Your relationship with him is already over. You just happen to still be living in the same house as him and being bullied and controlled by him. Extricating yourself won't be easy, but it will be the most worthwhile thing you ever do. The sooner you start, the sooner you'll be free.

Also, I'm sorry that the solid, considered advice of goddessofsmallthings came across as so insensitive. Given OP said you are the first people in 24 years I've told about this was the most helpful thing she could think of to say really you are going to need to grow a backbone and be willing to bite the bullet in order to belatedly give your dc the life they so desperately need and deserve? It was so brutal I actually gasped aloud.

You do need courage in order to act, true; but telling someone who's living in fear and whose confidence might be at its lowest ebb to 'grow a backbone' is unnecessarily nasty and verges on victim blaming.

It's natural to be lacking in courage: it's because it has been taken from you unfairly through years of being pushed around. You've endured enough of being told you're not good enough / done the wrong thing / said the wrong thing. Nuts to that. Take away his power over you by seeing him for the pathetic and ridiculous specimen he is.

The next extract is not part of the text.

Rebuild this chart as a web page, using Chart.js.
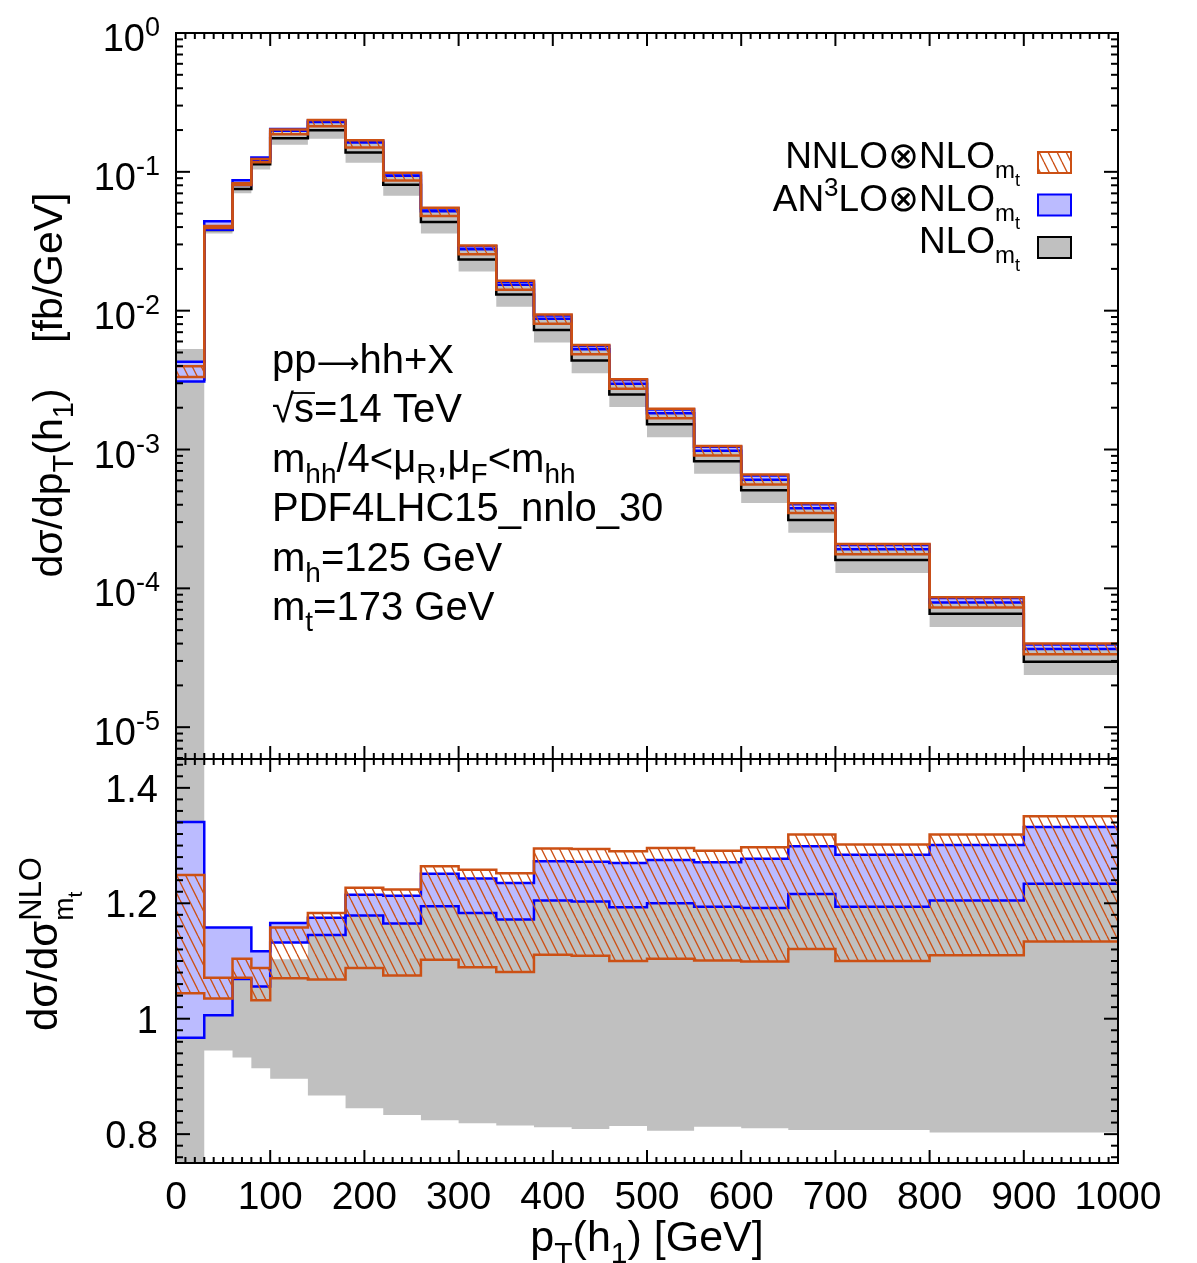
<!DOCTYPE html>
<html>
<head>
<meta charset="utf-8">
<script src="https://cdn.jsdelivr.net/npm/chart.js@4.4.1/dist/chart.umd.min.js"></script>
<style>
  body { margin: 0; background: #fff; }
  #wrap { position: relative; width: 1197px; height: 1263px; }
  canvas { position: absolute; left: 0; top: 0; }
</style>
</head>
<body>
<div id="wrap">
  <canvas id="topChart" width="1197" height="1263"></canvas>
  <canvas id="ratioChart" width="1197" height="1263"></canvas>
</div>
<script>
// bin edges in GeV
const binEdges = [0, 30, 60, 80, 100, 140, 180, 220, 260, 300, 340, 380, 420, 460, 500, 550, 600, 650, 700, 800, 900, 1000];

// NLO_mt central value per bin [fb/GeV]
const nloCentral = [3.19e-3, 0.0381, 0.0751, 0.1136, 0.1746, 0.1995, 0.1377, 0.0806, 0.0436, 0.0234, 0.0131,
  7.26e-3, 4.38e-3, 2.49e-3, 1.52e-3, 8.22e-4, 5.09e-4, 3.11e-4, 1.60e-4, 6.55e-5, 2.96e-5];

// band edges, as ratio to NLO_mt central
const nloLow = [0.001, 0.945, 0.933, 0.914, 0.896, 0.867, 0.845, 0.833, 0.824, 0.819, 0.815,
  0.812, 0.809, 0.814, 0.806, 0.813, 0.810, 0.807, 0.807, 0.803, 0.803];
const nloHigh = [1.66, 1.10, 1.10, 1.10, 1.103, 1.15, 1.185, 1.17, 1.20, 1.19, 1.18,
  1.21, 1.21, 1.20, 1.205, 1.20, 1.20, 1.22, 1.20, 1.21, 1.24];
const an3loLow = [0.967, 1.006, 1.069, 1.056, 1.132, 1.145, 1.179, 1.165, 1.195, 1.183, 1.172,
  1.205, 1.203, 1.193, 1.200, 1.194, 1.192, 1.216, 1.194, 1.205, 1.234];
const an3loHigh = [1.341, 1.158, 1.158, 1.117, 1.166, 1.175, 1.215, 1.213, 1.251, 1.243, 1.235,
  1.273, 1.272, 1.270, 1.275, 1.271, 1.277, 1.299, 1.284, 1.301, 1.332];
const nnloLow = [1.044, 1.035, 1.071, 1.032, 1.070, 1.068, 1.088, 1.075, 1.102, 1.089, 1.081,
  1.111, 1.109, 1.100, 1.104, 1.101, 1.099, 1.121, 1.100, 1.110, 1.134];
const nnloHigh = [1.249, 1.071, 1.104, 1.088, 1.158, 1.183, 1.227, 1.224, 1.264, 1.258, 1.252,
  1.295, 1.294, 1.290, 1.296, 1.291, 1.297, 1.319, 1.302, 1.319, 1.351];

const xTickLabels = ['0', '100', '200', '300', '400', '500', '600', '700', '800', '900', '1000'];
const logTickExp = [0, -1, -2, -3, -4, -5];
const ratioTickLabels = ['0.8', '1', '1.2', '1.4'];

const FONT = '"Liberation Sans", Arial, Helvetica, sans-serif';
const GRAY = '#c0c0c0';
const BLUE = '#0000ff';
const LIGHTBLUE = '#bbbbff';
const ORANGE = '#cc5014';

function hatch(color) {
  const c = document.createElement('canvas');
  c.width = 9; c.height = 18;
  const g = c.getContext('2d');
  g.strokeStyle = color;
  g.lineWidth = 1.3;
  for (const dx of [-9, 0, 9]) {
    g.beginPath(); g.moveTo(dx, 0); g.lineTo(dx + 9, 18); g.stroke();
  }
  return g.createPattern(c, 'repeat');
}
const hatchPattern = hatch(ORANGE);

function steps(vals) {
  const pts = vals.map((v, i) => ({x: binEdges[i], y: v}));
  pts.push({x: binEdges[binEdges.length - 1], y: vals[vals.length - 1]});
  return pts;
}
const absolute = r => r.map((v, i) => v * nloCentral[i]);

function bandSets(scale) {
  return [
    {data: steps(scale(nloLow)), borderWidth: 0, order: 10},
    {data: steps(scale(nloHigh)), borderWidth: 0, backgroundColor: GRAY, fill: '-1', order: 9},
    {data: steps(scale(an3loLow)), borderColor: BLUE, borderWidth: 2.5, order: 5.5},
    {data: steps(scale(an3loHigh)), borderColor: BLUE, borderWidth: 2.5, backgroundColor: LIGHTBLUE, fill: '-1', order: 6},
    {data: steps(scale(nnloLow)), borderColor: ORANGE, borderWidth: 2.5, order: 3.5},
    {data: steps(scale(nnloHigh)), borderColor: ORANGE, borderWidth: 2.5, backgroundColor: hatchPattern, fill: '-1', order: 4},
  ];
}

// rich text: parts {t, s, dy, under, f}
function drawRich(ctx, x, y, parts, align, rot) {
  ctx.save();
  ctx.translate(x, y);
  if (rot) ctx.rotate(rot);
  let cx = 0, maxX = 0, stackStart = 0;
  const placed = [];
  for (const p of parts) {
    ctx.font = (p.s || 37) + 'px ' + (p.f || FONT);
    const w = ctx.measureText(p.t).width;
    if (p.under) cx = stackStart; else stackStart = cx;
    placed.push({p, x: cx});
    cx += w;
    maxX = Math.max(maxX, cx);
  }
  const x0 = align === 'right' ? -maxX : align === 'center' ? -maxX / 2 : 0;
  ctx.fillStyle = '#000';
  ctx.textAlign = 'left';
  ctx.textBaseline = 'alphabetic';
  for (const q of placed) {
    ctx.font = (q.p.s || 37) + 'px ' + (q.p.f || FONT);
    ctx.fillText(q.p.t, x0 + q.x, q.p.dy || 0);
  }
  ctx.restore();
}

function seg(ctx, x1, y1, x2, y2) {
  ctx.beginPath(); ctx.moveTo(x1, y1); ctx.lineTo(x2, y2); ctx.stroke();
}

// plain text / subscript helpers at a given size
const tx = (t, s) => ({t, s});
const sb = (t, s) => ({t, s: Math.round(s * 0.7), dy: Math.round(s * 0.27)});
const mt = [{t: 'm', s: 24, dy: 10}, {t: 't', s: 18, dy: 18}];

const framePlugin = {
  id: 'frame',
  afterDraw(chart, args, opts) {
    const {ctx, chartArea: a, scales} = chart;
    ctx.save();
    ctx.strokeStyle = '#000';
    ctx.lineWidth = 2;
    for (let v = 0; v <= 1000; v += 10) {
      const px = scales.x.getPixelForValue(v);
      const len = v % 100 === 0 ? 13 : 6;
      seg(ctx, px, a.top, px, a.top + len);
      seg(ctx, px, a.bottom, px, a.bottom - len);
    }
    for (const t of opts.yTicks) {
      const py = scales.y.getPixelForValue(t.v);
      if (py < a.top - 0.5 || py > a.bottom + 0.5) continue;
      const len = t.major ? 14 : 7;
      seg(ctx, a.left, py, a.left + len, py);
      seg(ctx, a.right, py, a.right - len, py);
    }
    ctx.strokeRect(a.left, a.top, a.right - a.left, a.bottom - a.top);
    opts.labels(ctx, chart);
    ctx.restore();
  }
};

// ---------- top panel ----------
const logTicks = [];
for (let e = -6; e <= 0; e++) {
  for (let m = 1; m <= 9; m++) logTicks.push({v: m * Math.pow(10, e), major: m === 1});
}

new Chart(document.getElementById('topChart'), {
  type: 'line',
  data: {
    datasets: [
      ...bandSets(absolute),
      {data: steps(nloCentral), borderColor: '#000', borderWidth: 2.5, order: 8},
    ]
  },
  options: {
    responsive: false,
    animation: false,
    devicePixelRatio: 1,
    layout: {padding: {left: 176, right: 79, top: 33, bottom: 504}},
    elements: {point: {radius: 0}, line: {stepped: 'before', tension: 0}},
    scales: {
      x: {type: 'linear', min: 0, max: 1000, display: false},
      y: {type: 'logarithmic', min: 5.9e-6, max: 1, display: false},
    },
    plugins: {
      legend: {display: false},
      tooltip: {enabled: false},
      frame: {
        yTicks: logTicks,
        labels(ctx, chart) {
          const y = chart.scales.y;
          logTickExp.forEach(e => {
            drawRich(ctx, 160, y.getPixelForValue(Math.pow(10, e)) + 18,
              [{t: '10', s: 38}, {t: String(e), s: 27, dy: -15}], 'right');
          });
          // y title
          const ts = 41;
          drawRich(ctx, 62, 385, [tx('d\u03c3/dp', ts), sb('T', ts), tx('(h', ts), sb('1', ts), tx(')    [fb/GeV]', ts)],
            'center', -Math.PI / 2);
          // annotations
          const lx = 272, as = 40;
          drawRich(ctx, lx, 373, [tx('pp', as), {t: '\u27f6', f: '"DejaVu Sans", sans-serif', s: 30}, tx('hh+X', as)]);
          drawRich(ctx, lx, 422, [tx('\u221as=14 TeV', as)]);
          ctx.font = as + 'px ' + FONT;
          const wr = ctx.measureText('\u221a').width, ws = ctx.measureText('s').width;
          ctx.lineWidth = 1.8;
          seg(ctx, lx + wr - 1, 393, lx + wr + ws + 1, 393);
          drawRich(ctx, lx, 472, [tx('m', as), sb('hh', as), tx('/4<\u03bc', as), sb('R', as), tx(',\u03bc', as),
            sb('F', as), tx('<m', as), sb('hh', as)]);
          drawRich(ctx, lx, 521, [tx('PDF4LHC15_nnlo_30', as)]);
          drawRich(ctx, lx, 571, [tx('m', as), sb('h', as), tx('=125 GeV', as)]);
          drawRich(ctx, lx, 620, [tx('m', as), sb('t', as), tx('=173 GeV', as)]);
          // legend
          const rows = [
            {parts: [{t: 'NNLO\u2297NLO'}, ...mt], fill: hatchPattern, stroke: ORANGE},
            {parts: [{t: 'AN'}, {t: '3', s: 26, dy: -15}, {t: 'LO\u2297NLO'}, ...mt], fill: LIGHTBLUE, stroke: BLUE},
            {parts: [{t: 'NLO'}, ...mt], fill: GRAY, stroke: '#000'},
          ];
          rows.forEach((r, i) => {
            const by = 152 + i * 42.5;
            drawRich(ctx, 1020, by + 16, r.parts, 'right');
            ctx.fillStyle = r.fill;
            ctx.fillRect(1038, by, 33, 21);
            ctx.strokeStyle = r.stroke;
            ctx.lineWidth = 2;
            ctx.strokeRect(1038, by, 33, 21);
          });
        }
      }
    }
  },
  plugins: [framePlugin]
});

// ---------- ratio panel ----------
const ratioTicks = [];
for (let k = 38; k <= 72; k++) ratioTicks.push({v: k / 50, major: k % 10 === 0});

new Chart(document.getElementById('ratioChart'), {
  type: 'line',
  data: {datasets: bandSets(r => r)},
  options: {
    responsive: false,
    animation: false,
    devicePixelRatio: 1,
    layout: {padding: {left: 176, right: 79, top: 759, bottom: 100}},
    elements: {point: {radius: 0}, line: {stepped: 'before', tension: 0}},
    scales: {
      x: {type: 'linear', min: 0, max: 1000, display: false},
      y: {type: 'linear', min: 0.75, max: 1.45, display: false},
    },
    plugins: {
      legend: {display: false},
      tooltip: {enabled: false},
      frame: {
        yTicks: ratioTicks,
        labels(ctx, chart) {
          const {x, y} = chart.scales;
          ratioTickLabels.forEach(l => {
            drawRich(ctx, 158, y.getPixelForValue(parseFloat(l)) + 14, [tx(l, 38)], 'right');
          });
          xTickLabels.forEach(l => {
            drawRich(ctx, x.getPixelForValue(parseFloat(l)), 1209, [tx(l, 39)], 'center');
          });
          const xs = 43;
          drawRich(ctx, 647, 1251, [tx('p', xs), sb('T', xs), tx('(h', xs), sb('1', xs), tx(') [GeV]', xs)], 'center');
          drawRich(ctx, 57, 944, [tx('d\u03c3/d\u03c3', 42), {t: 'NLO', s: 31, dy: -16},
            {t: 'm', s: 28, dy: 16, under: true}, {t: 't', s: 21, dy: 25}], 'center', -Math.PI / 2);
        }
      }
    }
  },
  plugins: [framePlugin]
});
</script>
</body>
</html>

I totally agree with the 'make a plan before you say anything to him' advice. Break it down into manageable bits? Do a bit of research one day, make a phone call the next day? You don't have to do everything at once. It might take you until after Christmas to be prepared enough (practically speaking - you might never feel totally ready to leave and it's important you don't put it off until that 'ideal moment' - that doesn't exist). But keep making progress and little by little, building a life for you and your children that is worthwhile and fulfilling and makes you glad to be alive.

In an abusive relationship, estranging you from family and friends is a classic move on the part of the abuser and might mean the people you're closest to are among your colleagues, in which case don't worry about seeming unprofessional - how silly. If there's someone you trust and won't be indiscreet about it, I would definitely confide in someone at work. You have NOTHING to be embarrassed or ashamed of. NOTHING. Abuse can happen to anyone and you may be surprised at how supportive people can be, even those who don't know you that well. It sounds like you have given so much to others in your life so far and you should be proud of that - don't feel bad about some good karma coming back to you!

Good luck in your journey towards freedom

RD82 · 25/11/2015 18:48

You husband is a monster. An utter, utter monster. Your relationship will be doing untold damage to your children and only you can change that.

Lots of good advice here. Please leave him.